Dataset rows
┄┄┄┄┄┄┄┄┄┄

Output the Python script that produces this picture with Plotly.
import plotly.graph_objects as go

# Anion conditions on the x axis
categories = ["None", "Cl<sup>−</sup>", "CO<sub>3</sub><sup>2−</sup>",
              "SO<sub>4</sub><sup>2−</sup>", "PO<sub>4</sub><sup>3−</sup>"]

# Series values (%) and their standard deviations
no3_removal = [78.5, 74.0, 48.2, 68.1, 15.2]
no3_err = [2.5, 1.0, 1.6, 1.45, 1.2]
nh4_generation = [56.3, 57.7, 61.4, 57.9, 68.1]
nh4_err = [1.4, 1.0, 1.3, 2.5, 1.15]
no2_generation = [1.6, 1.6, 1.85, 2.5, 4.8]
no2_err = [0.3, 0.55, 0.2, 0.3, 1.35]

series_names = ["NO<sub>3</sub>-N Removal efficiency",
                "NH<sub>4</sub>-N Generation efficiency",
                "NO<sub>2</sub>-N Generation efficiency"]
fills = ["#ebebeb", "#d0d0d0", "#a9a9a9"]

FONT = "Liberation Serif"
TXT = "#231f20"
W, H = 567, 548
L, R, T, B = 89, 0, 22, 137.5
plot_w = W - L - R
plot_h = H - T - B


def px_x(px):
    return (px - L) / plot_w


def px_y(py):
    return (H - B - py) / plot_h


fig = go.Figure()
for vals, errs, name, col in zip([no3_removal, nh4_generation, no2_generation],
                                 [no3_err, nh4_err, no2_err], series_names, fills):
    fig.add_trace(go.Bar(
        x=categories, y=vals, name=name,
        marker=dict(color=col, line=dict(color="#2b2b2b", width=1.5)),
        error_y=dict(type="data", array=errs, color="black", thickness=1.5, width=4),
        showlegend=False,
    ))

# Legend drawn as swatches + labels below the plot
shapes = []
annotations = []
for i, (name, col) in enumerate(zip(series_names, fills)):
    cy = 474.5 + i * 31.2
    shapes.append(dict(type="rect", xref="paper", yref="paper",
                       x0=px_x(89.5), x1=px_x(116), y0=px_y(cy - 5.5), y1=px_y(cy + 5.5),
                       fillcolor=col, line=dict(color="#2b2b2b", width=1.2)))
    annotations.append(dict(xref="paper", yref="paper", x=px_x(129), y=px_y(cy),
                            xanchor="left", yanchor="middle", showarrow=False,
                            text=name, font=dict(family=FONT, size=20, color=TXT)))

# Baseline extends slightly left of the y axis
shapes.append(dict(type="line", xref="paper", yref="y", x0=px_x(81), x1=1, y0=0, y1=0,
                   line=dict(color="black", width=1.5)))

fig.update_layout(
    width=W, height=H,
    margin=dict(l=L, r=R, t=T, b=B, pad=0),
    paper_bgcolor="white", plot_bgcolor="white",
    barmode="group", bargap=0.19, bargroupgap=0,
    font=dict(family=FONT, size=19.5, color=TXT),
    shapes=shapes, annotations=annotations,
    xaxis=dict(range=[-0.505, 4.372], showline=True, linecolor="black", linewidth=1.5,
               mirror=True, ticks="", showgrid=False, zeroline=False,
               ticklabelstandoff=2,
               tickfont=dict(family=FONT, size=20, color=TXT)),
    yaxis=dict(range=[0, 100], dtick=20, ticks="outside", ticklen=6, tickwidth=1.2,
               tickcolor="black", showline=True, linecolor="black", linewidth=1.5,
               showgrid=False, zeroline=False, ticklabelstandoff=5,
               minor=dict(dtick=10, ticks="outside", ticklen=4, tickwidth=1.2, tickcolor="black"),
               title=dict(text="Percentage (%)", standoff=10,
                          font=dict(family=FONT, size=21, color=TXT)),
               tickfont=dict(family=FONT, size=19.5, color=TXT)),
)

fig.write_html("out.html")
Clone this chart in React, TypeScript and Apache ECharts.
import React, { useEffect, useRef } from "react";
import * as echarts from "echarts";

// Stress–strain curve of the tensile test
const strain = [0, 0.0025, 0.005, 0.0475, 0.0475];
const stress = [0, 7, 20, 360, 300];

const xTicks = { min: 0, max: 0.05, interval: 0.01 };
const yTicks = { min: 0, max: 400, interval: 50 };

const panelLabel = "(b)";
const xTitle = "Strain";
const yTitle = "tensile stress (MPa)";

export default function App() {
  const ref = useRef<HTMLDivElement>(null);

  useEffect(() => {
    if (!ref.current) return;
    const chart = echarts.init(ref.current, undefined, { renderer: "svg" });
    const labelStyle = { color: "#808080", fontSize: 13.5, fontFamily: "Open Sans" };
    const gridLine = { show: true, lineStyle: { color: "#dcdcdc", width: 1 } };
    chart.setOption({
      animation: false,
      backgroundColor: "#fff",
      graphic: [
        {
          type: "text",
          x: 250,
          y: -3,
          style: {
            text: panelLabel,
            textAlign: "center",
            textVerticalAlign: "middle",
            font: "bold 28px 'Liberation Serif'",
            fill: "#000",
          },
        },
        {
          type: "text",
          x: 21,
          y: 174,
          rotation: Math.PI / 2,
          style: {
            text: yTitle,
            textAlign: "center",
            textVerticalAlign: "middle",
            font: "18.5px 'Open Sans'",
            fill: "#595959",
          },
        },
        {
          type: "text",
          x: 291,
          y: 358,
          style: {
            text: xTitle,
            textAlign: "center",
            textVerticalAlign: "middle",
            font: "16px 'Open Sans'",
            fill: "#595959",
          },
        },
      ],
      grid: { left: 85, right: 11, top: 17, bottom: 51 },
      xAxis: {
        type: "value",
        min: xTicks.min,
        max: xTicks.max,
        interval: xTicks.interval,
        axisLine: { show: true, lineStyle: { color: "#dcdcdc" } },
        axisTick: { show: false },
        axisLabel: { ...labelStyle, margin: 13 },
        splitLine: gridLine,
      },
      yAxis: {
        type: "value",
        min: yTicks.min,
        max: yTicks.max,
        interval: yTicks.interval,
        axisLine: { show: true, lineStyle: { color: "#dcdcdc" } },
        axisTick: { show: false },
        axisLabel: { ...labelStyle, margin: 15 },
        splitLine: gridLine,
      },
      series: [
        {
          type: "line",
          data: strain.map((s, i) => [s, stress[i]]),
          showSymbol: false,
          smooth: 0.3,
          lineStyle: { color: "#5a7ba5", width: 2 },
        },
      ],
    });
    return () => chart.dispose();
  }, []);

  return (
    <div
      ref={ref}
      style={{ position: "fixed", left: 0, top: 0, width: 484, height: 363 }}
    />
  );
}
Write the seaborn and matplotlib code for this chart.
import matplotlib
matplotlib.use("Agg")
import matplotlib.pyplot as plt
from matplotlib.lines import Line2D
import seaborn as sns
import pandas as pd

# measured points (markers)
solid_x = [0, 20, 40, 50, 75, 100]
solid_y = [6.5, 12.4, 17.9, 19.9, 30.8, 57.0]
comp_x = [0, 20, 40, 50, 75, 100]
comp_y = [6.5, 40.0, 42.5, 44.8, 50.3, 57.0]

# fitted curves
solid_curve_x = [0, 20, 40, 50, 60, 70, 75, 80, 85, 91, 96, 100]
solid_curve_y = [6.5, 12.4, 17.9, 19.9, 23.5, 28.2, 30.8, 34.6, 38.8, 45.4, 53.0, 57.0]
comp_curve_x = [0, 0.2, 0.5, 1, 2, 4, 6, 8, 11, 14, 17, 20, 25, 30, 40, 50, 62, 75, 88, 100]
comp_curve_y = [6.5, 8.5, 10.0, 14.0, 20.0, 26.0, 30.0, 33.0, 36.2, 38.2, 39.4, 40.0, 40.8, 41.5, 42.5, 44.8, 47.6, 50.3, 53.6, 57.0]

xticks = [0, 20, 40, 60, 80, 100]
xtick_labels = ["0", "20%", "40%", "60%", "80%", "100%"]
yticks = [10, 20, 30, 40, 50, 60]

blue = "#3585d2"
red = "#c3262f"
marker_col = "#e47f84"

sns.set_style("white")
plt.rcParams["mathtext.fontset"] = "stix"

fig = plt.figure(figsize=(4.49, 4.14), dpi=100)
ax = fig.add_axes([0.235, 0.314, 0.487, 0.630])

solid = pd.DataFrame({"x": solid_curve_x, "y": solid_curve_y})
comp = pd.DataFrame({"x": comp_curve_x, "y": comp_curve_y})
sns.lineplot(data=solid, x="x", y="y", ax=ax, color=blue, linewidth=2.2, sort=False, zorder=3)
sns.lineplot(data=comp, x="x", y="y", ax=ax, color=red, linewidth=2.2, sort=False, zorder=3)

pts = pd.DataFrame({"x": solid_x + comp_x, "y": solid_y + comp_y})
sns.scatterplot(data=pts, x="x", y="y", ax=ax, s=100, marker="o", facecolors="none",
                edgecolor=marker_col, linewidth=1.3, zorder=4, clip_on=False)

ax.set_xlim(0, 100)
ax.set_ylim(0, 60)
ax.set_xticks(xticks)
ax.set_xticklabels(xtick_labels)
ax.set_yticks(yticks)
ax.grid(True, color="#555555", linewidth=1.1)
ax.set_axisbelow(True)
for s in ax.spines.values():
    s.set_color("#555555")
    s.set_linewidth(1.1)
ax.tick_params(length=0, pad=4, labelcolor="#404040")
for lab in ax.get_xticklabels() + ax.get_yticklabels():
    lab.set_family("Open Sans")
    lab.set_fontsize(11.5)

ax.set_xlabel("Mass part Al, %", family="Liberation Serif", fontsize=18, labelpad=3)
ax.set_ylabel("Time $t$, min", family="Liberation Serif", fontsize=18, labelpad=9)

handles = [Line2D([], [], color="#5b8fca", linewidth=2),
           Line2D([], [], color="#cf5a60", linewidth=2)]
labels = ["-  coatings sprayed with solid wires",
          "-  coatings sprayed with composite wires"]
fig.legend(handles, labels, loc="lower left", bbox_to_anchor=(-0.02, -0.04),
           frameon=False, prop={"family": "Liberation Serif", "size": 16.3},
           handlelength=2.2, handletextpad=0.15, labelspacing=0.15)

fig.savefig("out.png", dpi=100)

┄┄┄┄┄┄┄┄┄┄

→ Your task:
Using the entries above, return exactly the lines from the line with "Clone this chart" to the line with "const ref = useRef<HTMLDivElement>(null);", counting both of those lines.

→ The answer:
Clone this chart in React, TypeScript and Apache ECharts.
import React, { useEffect, useRef } from "react";
import * as echarts from "echarts";

// Stress–strain curve of the tensile test
const strain = [0, 0.0025, 0.005, 0.0475, 0.0475];
const stress = [0, 7, 20, 360, 300];

const xTicks = { min: 0, max: 0.05, interval: 0.01 };
const yTicks = { min: 0, max: 400, interval: 50 };

const panelLabel = "(b)";
const xTitle = "Strain";
const yTitle = "tensile stress (MPa)";

export default function App() {
  const ref = useRef<HTMLDivElement>(null);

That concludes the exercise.